Sometimes we are faced with situation that we don’t know how to approach or resolve them. That is when education comes in. Education can also come from seeking knowledge from a friend or someone who may have experienced in the past what you are going through. They could be a friend, family member, neighbor, or colleague at work. You can also approach a mentor or coach for help.

Remember, education or learning is not only about reading or listening, it does to involve action or practice/application to achieve intended goal. Always put into practice what you have learnt or apply it in your current situation. Because if you only consume whatever you are learning without putting into practice, it will not serve the intended purpose. And once you put the acquired knowledge into practice and see the results, your confidence will triple.

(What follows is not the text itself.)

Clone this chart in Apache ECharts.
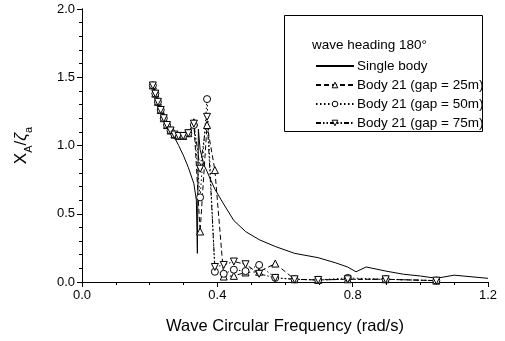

Remember, confidence is a lifelong process. And every skill, knowledge and experience you gain adds into your tool kit of confidence and soon you will have a kit that has sufficient tools to help you address with confidence the issues that you face on daily basis.

So, building a robust self-confidence is not a one-off thing but work in progress. It is a lifetime growth. Confidence is not absence of fear, failure, or self-doubt. It is in facing those fears and moving through them that strengthens your confidence. Fear, failure, self-doubt, and confidence is parts of each other. It is in the art of tackling the later that spurs growth for the fore. It takes commitment and continuous learning to achieve lasting confidence.

Add the 3 steps above into your confidence tool kit today if you have not done it yet and you will develop a lasting self-confidence as a single mother/parent.